+++ COLLECTED MATERIAL

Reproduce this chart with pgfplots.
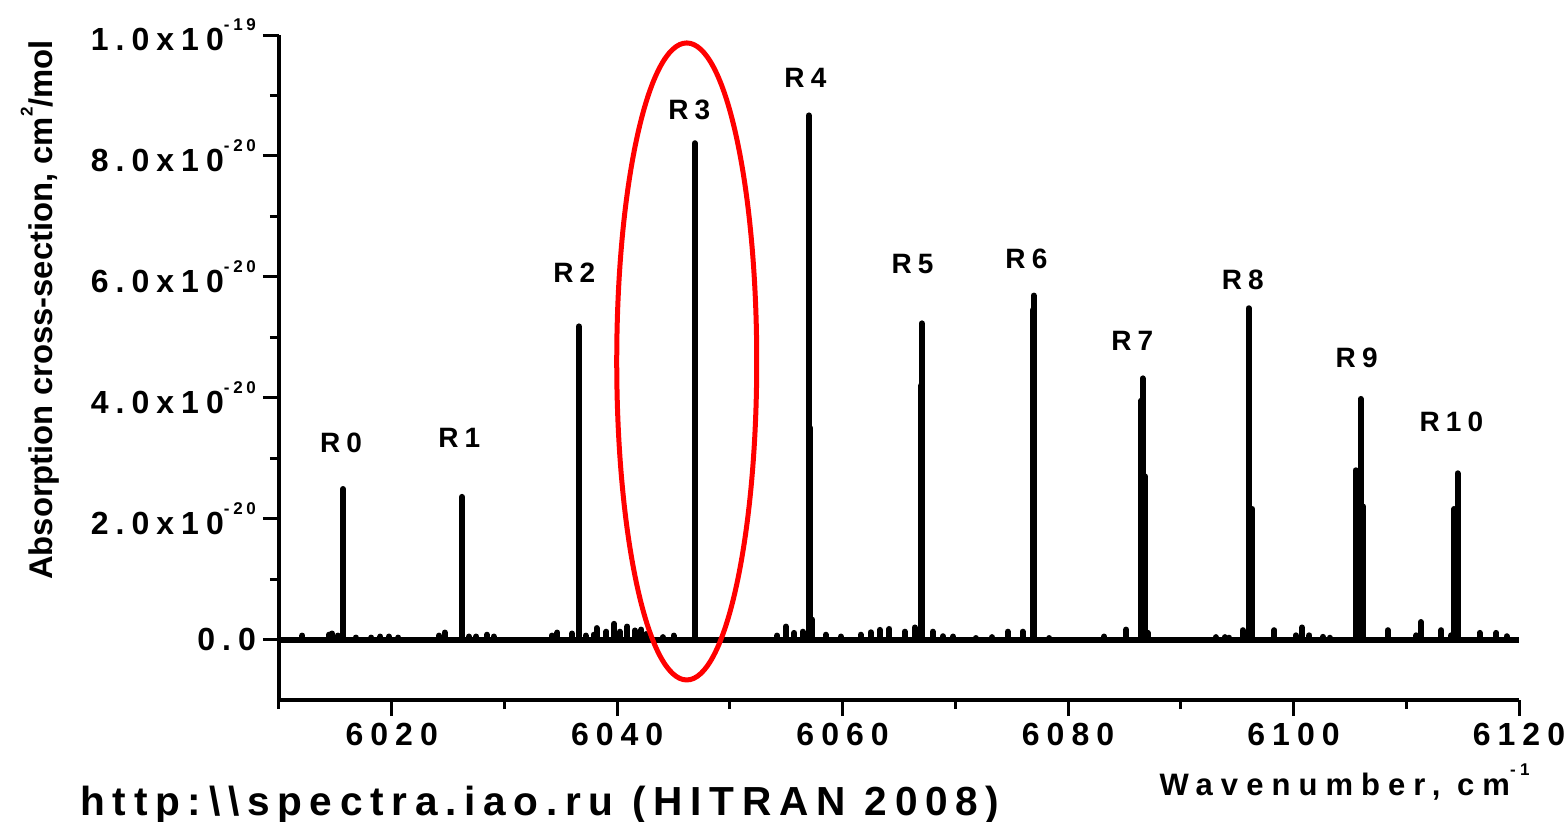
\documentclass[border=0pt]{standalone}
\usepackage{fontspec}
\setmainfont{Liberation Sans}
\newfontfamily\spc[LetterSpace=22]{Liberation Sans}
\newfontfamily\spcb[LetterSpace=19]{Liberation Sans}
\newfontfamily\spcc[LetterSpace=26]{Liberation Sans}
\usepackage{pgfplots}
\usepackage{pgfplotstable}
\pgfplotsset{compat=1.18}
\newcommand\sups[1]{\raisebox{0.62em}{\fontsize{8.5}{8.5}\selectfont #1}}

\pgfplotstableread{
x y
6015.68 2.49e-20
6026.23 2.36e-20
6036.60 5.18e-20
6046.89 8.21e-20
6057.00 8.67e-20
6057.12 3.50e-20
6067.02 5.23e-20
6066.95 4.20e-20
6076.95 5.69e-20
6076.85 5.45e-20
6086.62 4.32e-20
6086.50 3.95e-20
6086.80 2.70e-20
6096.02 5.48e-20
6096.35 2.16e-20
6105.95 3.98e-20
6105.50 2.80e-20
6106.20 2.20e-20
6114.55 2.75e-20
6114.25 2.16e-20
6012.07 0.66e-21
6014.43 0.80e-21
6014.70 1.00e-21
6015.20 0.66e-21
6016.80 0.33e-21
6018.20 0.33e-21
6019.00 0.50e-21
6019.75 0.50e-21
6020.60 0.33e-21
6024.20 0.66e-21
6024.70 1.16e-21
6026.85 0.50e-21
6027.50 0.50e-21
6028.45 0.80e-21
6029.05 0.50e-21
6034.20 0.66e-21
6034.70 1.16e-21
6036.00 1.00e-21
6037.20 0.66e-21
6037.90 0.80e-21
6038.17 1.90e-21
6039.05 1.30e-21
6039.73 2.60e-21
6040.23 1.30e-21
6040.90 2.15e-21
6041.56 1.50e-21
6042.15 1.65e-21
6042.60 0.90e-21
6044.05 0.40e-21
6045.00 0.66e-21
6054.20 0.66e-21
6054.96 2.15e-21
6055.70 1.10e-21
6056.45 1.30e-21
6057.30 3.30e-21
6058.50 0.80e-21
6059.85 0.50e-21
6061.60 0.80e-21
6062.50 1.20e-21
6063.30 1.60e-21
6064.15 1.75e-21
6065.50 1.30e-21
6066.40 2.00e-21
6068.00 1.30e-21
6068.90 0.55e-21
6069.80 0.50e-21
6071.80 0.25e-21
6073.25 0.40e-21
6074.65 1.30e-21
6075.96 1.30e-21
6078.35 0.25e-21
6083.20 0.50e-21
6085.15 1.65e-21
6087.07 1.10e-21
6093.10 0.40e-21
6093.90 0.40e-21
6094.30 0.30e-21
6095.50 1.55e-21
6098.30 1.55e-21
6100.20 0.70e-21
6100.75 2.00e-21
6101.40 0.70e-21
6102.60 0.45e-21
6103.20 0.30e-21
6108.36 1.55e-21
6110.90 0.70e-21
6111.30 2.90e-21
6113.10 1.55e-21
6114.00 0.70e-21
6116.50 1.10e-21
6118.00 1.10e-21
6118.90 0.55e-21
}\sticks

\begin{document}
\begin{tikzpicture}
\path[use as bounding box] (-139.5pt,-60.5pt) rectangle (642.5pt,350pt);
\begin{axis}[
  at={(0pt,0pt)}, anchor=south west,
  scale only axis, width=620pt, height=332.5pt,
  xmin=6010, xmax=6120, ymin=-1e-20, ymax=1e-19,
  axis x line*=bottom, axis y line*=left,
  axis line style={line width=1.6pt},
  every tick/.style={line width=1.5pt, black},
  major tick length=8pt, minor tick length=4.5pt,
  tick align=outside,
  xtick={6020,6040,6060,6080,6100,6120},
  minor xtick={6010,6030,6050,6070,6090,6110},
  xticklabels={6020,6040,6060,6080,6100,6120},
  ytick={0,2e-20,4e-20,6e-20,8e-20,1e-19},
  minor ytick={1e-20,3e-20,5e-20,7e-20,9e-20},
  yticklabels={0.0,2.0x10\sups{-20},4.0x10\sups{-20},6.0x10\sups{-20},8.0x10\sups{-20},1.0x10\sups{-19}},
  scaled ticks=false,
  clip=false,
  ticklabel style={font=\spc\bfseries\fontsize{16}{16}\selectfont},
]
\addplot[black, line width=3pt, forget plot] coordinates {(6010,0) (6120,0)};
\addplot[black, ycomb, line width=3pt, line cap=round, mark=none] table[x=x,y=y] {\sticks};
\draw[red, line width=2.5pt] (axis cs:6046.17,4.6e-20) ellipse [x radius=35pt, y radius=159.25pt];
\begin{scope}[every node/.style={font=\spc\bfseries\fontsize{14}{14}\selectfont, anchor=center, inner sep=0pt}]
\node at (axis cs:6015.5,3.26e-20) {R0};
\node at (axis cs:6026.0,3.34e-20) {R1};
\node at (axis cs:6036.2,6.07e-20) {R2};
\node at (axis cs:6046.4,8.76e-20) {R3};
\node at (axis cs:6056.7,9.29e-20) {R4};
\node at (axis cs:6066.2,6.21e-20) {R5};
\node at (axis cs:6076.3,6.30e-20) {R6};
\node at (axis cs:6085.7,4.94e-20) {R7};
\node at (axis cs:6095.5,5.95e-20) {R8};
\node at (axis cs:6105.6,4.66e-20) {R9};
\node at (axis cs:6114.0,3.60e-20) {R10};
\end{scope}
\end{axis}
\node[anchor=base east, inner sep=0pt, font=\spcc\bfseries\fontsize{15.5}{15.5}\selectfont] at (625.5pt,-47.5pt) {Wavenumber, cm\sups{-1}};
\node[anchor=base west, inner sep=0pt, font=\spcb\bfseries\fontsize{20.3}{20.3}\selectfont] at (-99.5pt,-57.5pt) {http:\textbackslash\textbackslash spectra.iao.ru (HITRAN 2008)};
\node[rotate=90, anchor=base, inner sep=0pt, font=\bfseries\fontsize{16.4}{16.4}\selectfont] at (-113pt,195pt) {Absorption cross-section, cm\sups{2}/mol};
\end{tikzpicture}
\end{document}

++++++

◆ INSTRUCTIONS FOR THE TASK:
Without the pictures, write out all of the material exactly.

◆ ANSWER FOR THIS EXERCISE:
Reproduce this chart with pgfplots.
\documentclass[border=0pt]{standalone}
\usepackage{fontspec}
\setmainfont{Liberation Sans}
\newfontfamily\spc[LetterSpace=22]{Liberation Sans}
\newfontfamily\spcb[LetterSpace=19]{Liberation Sans}
\newfontfamily\spcc[LetterSpace=26]{Liberation Sans}
\usepackage{pgfplots}
\usepackage{pgfplotstable}
\pgfplotsset{compat=1.18}
\newcommand\sups[1]{\raisebox{0.62em}{\fontsize{8.5}{8.5}\selectfont #1}}

\pgfplotstableread{
x y
6015.68 2.49e-20
6026.23 2.36e-20
6036.60 5.18e-20
6046.89 8.21e-20
6057.00 8.67e-20
6057.12 3.50e-20
6067.02 5.23e-20
6066.95 4.20e-20
6076.95 5.69e-20
6076.85 5.45e-20
6086.62 4.32e-20
6086.50 3.95e-20
6086.80 2.70e-20
6096.02 5.48e-20
6096.35 2.16e-20
6105.95 3.98e-20
6105.50 2.80e-20
6106.20 2.20e-20
6114.55 2.75e-20
6114.25 2.16e-20
6012.07 0.66e-21
6014.43 0.80e-21
6014.70 1.00e-21
6015.20 0.66e-21
6016.80 0.33e-21
6018.20 0.33e-21
6019.00 0.50e-21
6019.75 0.50e-21
6020.60 0.33e-21
6024.20 0.66e-21
6024.70 1.16e-21
6026.85 0.50e-21
6027.50 0.50e-21
6028.45 0.80e-21
6029.05 0.50e-21
6034.20 0.66e-21
6034.70 1.16e-21
6036.00 1.00e-21
6037.20 0.66e-21
6037.90 0.80e-21
6038.17 1.90e-21
6039.05 1.30e-21
6039.73 2.60e-21
6040.23 1.30e-21
6040.90 2.15e-21
6041.56 1.50e-21
6042.15 1.65e-21
6042.60 0.90e-21
6044.05 0.40e-21
6045.00 0.66e-21
6054.20 0.66e-21
6054.96 2.15e-21
6055.70 1.10e-21
6056.45 1.30e-21
6057.30 3.30e-21
6058.50 0.80e-21
6059.85 0.50e-21
6061.60 0.80e-21
6062.50 1.20e-21
6063.30 1.60e-21
6064.15 1.75e-21
6065.50 1.30e-21
6066.40 2.00e-21
6068.00 1.30e-21
6068.90 0.55e-21
6069.80 0.50e-21
6071.80 0.25e-21
6073.25 0.40e-21
6074.65 1.30e-21
6075.96 1.30e-21
6078.35 0.25e-21
6083.20 0.50e-21
6085.15 1.65e-21
6087.07 1.10e-21
6093.10 0.40e-21
6093.90 0.40e-21
6094.30 0.30e-21
6095.50 1.55e-21
6098.30 1.55e-21
6100.20 0.70e-21
6100.75 2.00e-21
6101.40 0.70e-21
6102.60 0.45e-21
6103.20 0.30e-21
6108.36 1.55e-21
6110.90 0.70e-21
6111.30 2.90e-21
6113.10 1.55e-21
6114.00 0.70e-21
6116.50 1.10e-21
6118.00 1.10e-21
6118.90 0.55e-21
}\sticks

\begin{document}
\begin{tikzpicture}
\path[use as bounding box] (-139.5pt,-60.5pt) rectangle (642.5pt,350pt);
\begin{axis}[
  at={(0pt,0pt)}, anchor=south west,
  scale only axis, width=620pt, height=332.5pt,
  xmin=6010, xmax=6120, ymin=-1e-20, ymax=1e-19,
  axis x line*=bottom, axis y line*=left,
  axis line style={line width=1.6pt},
  every tick/.style={line width=1.5pt, black},
  major tick length=8pt, minor tick length=4.5pt,
  tick align=outside,
  xtick={6020,6040,6060,6080,6100,6120},
  minor xtick={6010,6030,6050,6070,6090,6110},
  xticklabels={6020,6040,6060,6080,6100,6120},
  ytick={0,2e-20,4e-20,6e-20,8e-20,1e-19},
  minor ytick={1e-20,3e-20,5e-20,7e-20,9e-20},
  yticklabels={0.0,2.0x10\sups{-20},4.0x10\sups{-20},6.0x10\sups{-20},8.0x10\sups{-20},1.0x10\sups{-19}},
  scaled ticks=false,
  clip=false,
  ticklabel style={font=\spc\bfseries\fontsize{16}{16}\selectfont},
]
\addplot[black, line width=3pt, forget plot] coordinates {(6010,0) (6120,0)};
\addplot[black, ycomb, line width=3pt, line cap=round, mark=none] table[x=x,y=y] {\sticks};
\draw[red, line width=2.5pt] (axis cs:6046.17,4.6e-20) ellipse [x radius=35pt, y radius=159.25pt];
\begin{scope}[every node/.style={font=\spc\bfseries\fontsize{14}{14}\selectfont, anchor=center, inner sep=0pt}]
\node at (axis cs:6015.5,3.26e-20) {R0};
\node at (axis cs:6026.0,3.34e-20) {R1};
\node at (axis cs:6036.2,6.07e-20) {R2};
\node at (axis cs:6046.4,8.76e-20) {R3};
\node at (axis cs:6056.7,9.29e-20) {R4};
\node at (axis cs:6066.2,6.21e-20) {R5};
\node at (axis cs:6076.3,6.30e-20) {R6};
\node at (axis cs:6085.7,4.94e-20) {R7};
\node at (axis cs:6095.5,5.95e-20) {R8};
\node at (axis cs:6105.6,4.66e-20) {R9};
\node at (axis cs:6114.0,3.60e-20) {R10};
\end{scope}
\end{axis}
\node[anchor=base east, inner sep=0pt, font=\spcc\bfseries\fontsize{15.5}{15.5}\selectfont] at (625.5pt,-47.5pt) {Wavenumber, cm\sups{-1}};
\node[anchor=base west, inner sep=0pt, font=\spcb\bfseries\fontsize{20.3}{20.3}\selectfont] at (-99.5pt,-57.5pt) {http:\textbackslash\textbackslash spectra.iao.ru (HITRAN 2008)};
\node[rotate=90, anchor=base, inner sep=0pt, font=\bfseries\fontsize{16.4}{16.4}\selectfont] at (-113pt,195pt) {Absorption cross-section, cm\sups{2}/mol};
\end{tikzpicture}
\end{document}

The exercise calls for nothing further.